È stata una sconfitta contro ogni pronostico e uno dei risultati più inaspettati nella storia recente del calcio internazionale. A differenza della mancata qualificazione di cinque anni fa contro la Svezia, quando la Nazionale era in profonda crisi e le premesse per il disastro erano visibili, questa volta i presupposti per un altro fallimento non c’erano. L’Italia veniva dalla vittoria di un Europeo ottenuta da imbattuta con sette vittorie su sette, dopo aver superato tre grandi favorite: Belgio, Spagna e Inghilterra, quest’ultima per giunta in finale nel suo stadio nazionale.

Andando più indietro ancora, dagli spareggi persi con nel 2017 contro Svezia fino a oggi, l’Italia ha giocato 40 partite ufficiali. Di queste 40 ne ha perse 4 (Svezia, Portogallo, Spagna e Macedonia), pareggiate 10 e vinte 26. Nel mezzo, ha stabilito il record mondiale di imbattibilità per una nazionale di calcio, concluso lo scorso ottobre dopo 37 partite senza sconfitte. Eppure queste statistiche non hanno evitato l’esclusione da due Mondiali consecutivi.

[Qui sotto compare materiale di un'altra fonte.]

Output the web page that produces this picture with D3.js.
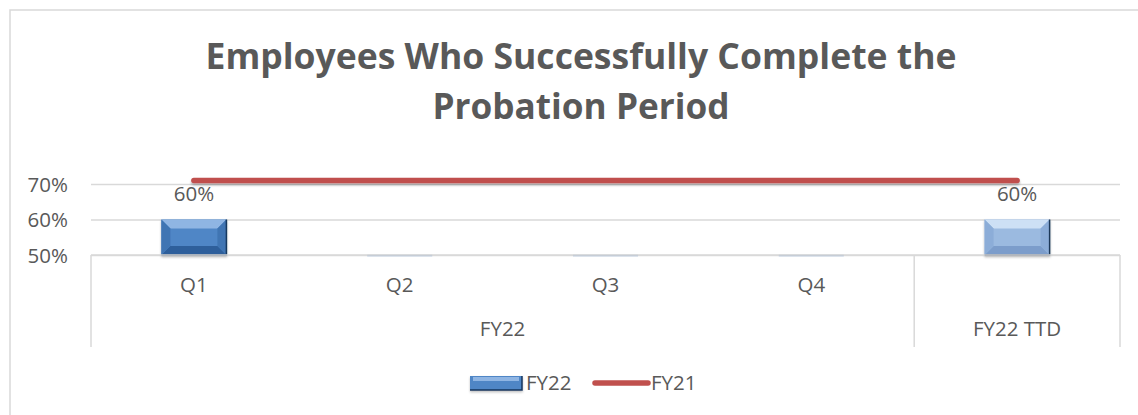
<!DOCTYPE html>
<html>
<head>
<meta charset="utf-8">
<script src="https://cdn.jsdelivr.net/npm/d3@7"></script>
<style>
  html, body { margin: 0; padding: 0; background: #fff; }
  svg { display: block; }
  text { font-family: "Open Sans", Lato, sans-serif; fill: #595959; }
</style>
</head>
<body>
<svg id="chart" width="1138" height="415"></svg>
<script>
// ---- data ----
const titleLines = ["Employees Who Successfully Complete the", "Probation Period"];
const categories = ["Q1", "Q2", "Q3", "Q4", "FY22 TTD"];
const categoryLabels = ["Q1", "Q2", "Q3", "Q4", ""];
const groupNames = ["FY22", "FY22 TTD"];
const groupSpans = [4, 1];
const fy22Values = [0.60, 0, 0, 0, 0.60];
const fy21Values = [0.71, 0.71, 0.71, 0.71, 0.71];
const yTicks = [0.5, 0.6, 0.7];
const seriesNames = ["FY22", "FY21"];

// ---- layout ----
const svg = d3.select("#chart");
const W = 1138, H = 415;
const plot = { left: 91, right: 1120, top: 184, bottom: 255 };
const textColor = "#595959", gridColor = "#d9d9d9";
const fs = "20.5px";

const defs = svg.append("defs");
const sh = defs.append("filter").attr("id", "lineShadow").attr("filterUnits", "userSpaceOnUse")
  .attr("x", 0).attr("y", 0).attr("width", W).attr("height", H);
sh.append("feDropShadow").attr("dx", 0).attr("dy", 2).attr("stdDeviation", 1.2).attr("flood-color", "#000").attr("flood-opacity", 0.3);
const bsh = defs.append("filter").attr("id", "barShadow").attr("filterUnits", "userSpaceOnUse")
  .attr("x", 0).attr("y", 0).attr("width", W).attr("height", H);
bsh.append("feDropShadow").attr("dx", 0).attr("dy", 1.5).attr("stdDeviation", 1.2).attr("flood-color", "#000").attr("flood-opacity", 0.25);

// outer border
svg.append("rect").attr("x", 10).attr("y", 10).attr("width", W + 20).attr("height", H + 20)
  .attr("fill", "#fff").attr("stroke", gridColor).attr("stroke-width", 1.5);

// title
const titleWidths = [751, 297];
const title = svg.append("text").attr("text-anchor", "middle")
  .style("font-weight", "bold").style("font-size", "35px");
title.selectAll("tspan").data(titleLines).join("tspan")
  .attr("x", 581).attr("y", (d, i) => 69 + i * 50)
  .attr("textLength", (d, i) => titleWidths[i]).attr("lengthAdjust", "spacingAndGlyphs")
  .text(d => d);

// scales
const x = d3.scaleBand().domain(categories).range([plot.left, plot.right]).padding(0);
const y = d3.scaleLinear().domain([0.5, 0.7]).range([plot.bottom, plot.top]);
const barW = x.bandwidth() * 0.316;

// gridlines & y labels
const yAxis = d3.axisLeft(y).tickValues(yTicks).tickFormat(d3.format(".0%"))
  .tickSize(-(plot.right - plot.left)).tickPadding(23);
const gy = svg.append("g").attr("transform", `translate(${plot.left},0)`).call(yAxis);
gy.select(".domain").remove();
gy.attr("font-family", null).attr("font-size", null);
gy.selectAll("line").attr("stroke", gridColor).attr("stroke-width", 1.5);
gy.selectAll("text").style("font-size", fs).attr("fill", textColor).attr("dy", "0.35em");

// bars
const palettes = [
  { main: "#4f86c6", top: "#8fb5e3", bottom: "#2d5e9b", side: "#3f74b3", edge: "#17375e" },
  { main: "#9bbae0", top: "#cde0f5", bottom: "#7c9dcb", side: "#8cadd8", edge: "#1f3759" }
];
const barG = svg.append("g");
categories.forEach((c, i) => {
  const v = fy22Values[i];
  const x0 = x(c) + (x.bandwidth() - barW) / 2, x1 = x0 + barW;
  const yTop = y(Math.max(v, 0.5)), yBot = y(0.5);
  const p = i === categories.length - 1 ? palettes[1] : palettes[0];
  const h = yBot - yTop;
  if (h <= 0.5) {
    barG.append("line").attr("x1", x0).attr("x2", x1).attr("y1", yBot + 0.5).attr("y2", yBot + 0.5)
      .attr("stroke", "#8eaad0").attr("stroke-width", 1.5);
    return;
  }
  const g = barG.append("g").attr("filter", "url(#barShadow)");
  const b = Math.min(9, h / 3);
  g.append("rect").attr("x", x0).attr("y", yTop).attr("width", barW).attr("height", h).attr("fill", p.main);
  g.append("polygon").attr("points", [[x0, yTop], [x1, yTop], [x1 - b, yTop + b], [x0 + b, yTop + b]].join(" ")).attr("fill", p.top);
  g.append("polygon").attr("points", [[x0, yBot], [x1, yBot], [x1 - b, yBot - b], [x0 + b, yBot - b]].join(" ")).attr("fill", p.bottom);
  g.append("polygon").attr("points", [[x0, yTop], [x0 + b, yTop + b], [x0 + b, yBot - b], [x0, yBot]].join(" ")).attr("fill", p.side);
  g.append("polygon").attr("points", [[x1, yTop], [x1 - b, yTop + b], [x1 - b, yBot - b], [x1, yBot]].join(" ")).attr("fill", p.side);
  g.append("path").attr("d", `M${x1},${yTop}V${yBot}H${x0}`).attr("fill", "none").attr("stroke", p.edge).attr("stroke-width", 1.5);
  // data label
  svg.append("text").attr("x", x(c) + x.bandwidth() / 2).attr("y", yTop - 19)
    .attr("text-anchor", "middle").style("font-size", fs).text(d3.format(".0%")(v));
});

// FY21 line
const line = d3.line().x((d, i) => x(categories[i]) + x.bandwidth() / 2).y(d => y(d));
svg.append("path").datum(fy21Values).attr("d", line).attr("fill", "none")
  .attr("stroke", "#c0504d").attr("stroke-width", 5.5).attr("stroke-linecap", "round")
  .attr("filter", "url(#lineShadow)");

// category axis (multi-level)
const axisBottom = 347;
svg.append("line").attr("x1", plot.left).attr("x2", plot.right).attr("y1", plot.bottom).attr("y2", plot.bottom)
  .attr("stroke", gridColor).attr("stroke-width", 1.5);
let acc = 0;
const bounds = [0];
groupSpans.forEach(s => { acc += s; bounds.push(acc); });
bounds.forEach(bi => {
  const xx = bi < categories.length ? x(categories[bi]) : plot.right;
  svg.append("line").attr("x1", xx).attr("x2", xx).attr("y1", plot.bottom).attr("y2", axisBottom)
    .attr("stroke", gridColor).attr("stroke-width", 1.5);
});
categories.forEach((c, i) => {
  if (!categoryLabels[i]) return;
  svg.append("text").attr("x", x(c) + x.bandwidth() / 2).attr("y", 285).attr("dy", "0.35em")
    .attr("text-anchor", "middle").style("font-size", fs).text(categoryLabels[i]);
});
groupNames.forEach((gname, gi) => {
  const a = x(categories[bounds[gi]]);
  const e = bounds[gi + 1] < categories.length ? x(categories[bounds[gi + 1]]) : plot.right;
  svg.append("text").attr("x", (a + e) / 2).attr("y", 329).attr("dy", "0.35em")
    .attr("text-anchor", "middle").style("font-size", fs).text(gname);
});

// legend
const lg = svg.append("g");
const sw = lg.append("g").attr("filter", "url(#barShadow)");
sw.append("rect").attr("x", 470).attr("y", 376).attr("width", 52).attr("height", 14).attr("fill", "#4f86c6");
sw.append("rect").attr("x", 473).attr("y", 377).attr("width", 46).attr("height", 4).attr("fill", "#8fb5e3");
sw.append("path").attr("d", "M522,376V390H470").attr("fill", "none").attr("stroke", "#17375e").attr("stroke-width", 1.5);
lg.append("text").attr("x", 526).attr("y", 383).attr("dy", "0.35em").style("font-size", fs).text(seriesNames[0]);
lg.append("line").attr("x1", 595).attr("x2", 648).attr("y1", 383).attr("y2", 383)
  .attr("stroke", "#c0504d").attr("stroke-width", 5.5).attr("stroke-linecap", "round");
lg.append("text").attr("x", 651).attr("y", 383).attr("dy", "0.35em").style("font-size", fs).text(seriesNames[1]);
</script>
</body>
</html>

I problemi sono iniziati dopo gli Europei, a settembre, con un calo di rendimento che ha coinciso con la fase cruciale delle qualificazioni ai Mondiali: sono bastati quattro pareggi per perdere il primo posto nel girone di qualificazione, superati dalla Svizzera, e una sconfitta all’ultimo minuto per perdere tutto.

I pareggi rimediati da settembre in poi sono arrivati tutti in modo molto simile. Contro Bulgaria, Svizzera e nell’ultima partita decisiva contro l’Irlanda del Nord, l’Italia si era trovata in grosse difficoltà a superare avversari schierati difensivamente: aveva sempre controllato il possesso e si era creata occasioni per segnare, mancando però di qualità nella finalizzazione e talvolta concedendo spazi in difesa. Ha commesso inoltre dei singoli errori che sono pesati molto, come i due rigori sbagliati da Jorginho nelle due partite contro la Svizzera, che se realizzati — per quello che conta dirlo ora — avrebbero messo al sicuro la qualificazione.

Il calo è sembrato soprattutto mentale e ha influenzato l’approccio alle partite, che fino a pochi mesi fa l’Italia di Roberto Mancini raramente sbagliava. Ci sono state però anche assenze piuttosto pesanti, in modo alternato: quelle dei centrali di difesa Chiellini e Bonucci, di Verratti a centrocampo, quella più recente di Chiesa e infine quella di Immobile in attacco. L’importanza di quest’ultimo nel gioco di Mancini si era notata agli Europei, nonostante non avesse segnato molto, per la sua utilità nell’allungare la squadra e far funzionare meglio gli esterni e favorire gli inserimenti dei centrocampisti. Nessuno è riuscito a rimpiazzare adeguatamente Immobile, né la sua riserva naturale Andrea Belotti, né gli esterni adattati come “falsi nove”, come Insigne contro l’Irlanda del Nord.

A Palermo, contro la Macedonia, questa situazione si è ripresentata. Nonostante la presenza di Immobile, la lunga pressione esercitata sugli avversari e il controllo del possesso palla, su oltre trenta tiri fatti soltanto cinque sono finiti nello specchio della porta, sempre al termine di azioni caotiche concluse frettolosamente e in modo poco lucido, come nel caso dell’occasione sbagliata nel primo tempo da Berardi a porta sguarnita.

Al netto dei demeriti dell’Italia e dell’efficienza dimostrata dalla Macedonia, il modo in cui è finita la partita resta difficile da interpretare. Le conseguenze però sono enormi.

Passeremo almeno 12 anni senza giocare un Mondiale, l’evento che scandisce le epoche del calcio, che ispira intere generazioni e che muove interessi, tendenze sportive e investimenti economici. Se ci aggiungiamo il fatto che le ultime due partecipazioni furono disastrose e terminarono entrambe ai gironi, l’ultima partita dell’Italia in un turno a eliminazione diretta di un Mondiale rimane la finale vinta a Berlino contro la Francia nel 2006. Sedici anni fa, e venti prima di quella che, auspicabilmente, potrebbe essere la prossima in Nord America nel 2026.

A rendere ancora più complicato e assurdo l’andamento negli ultimi sedici anni, c’è da considerare che in questo arco di tempo, negli Europei disputati — tutti — l’Italia ha raggiunto due volte i quarti di finale e due volte la finale, perdendola nel 2012 e vincendo l’ultima, come non ci riusciva dal 1968. In compenso, nel 2026 sarà veramente difficile non qualificarsi: il Mondiale ospitato da Canada, Stati Uniti e Messico sarà infatti allargato a 48 squadre dalle attuali 32.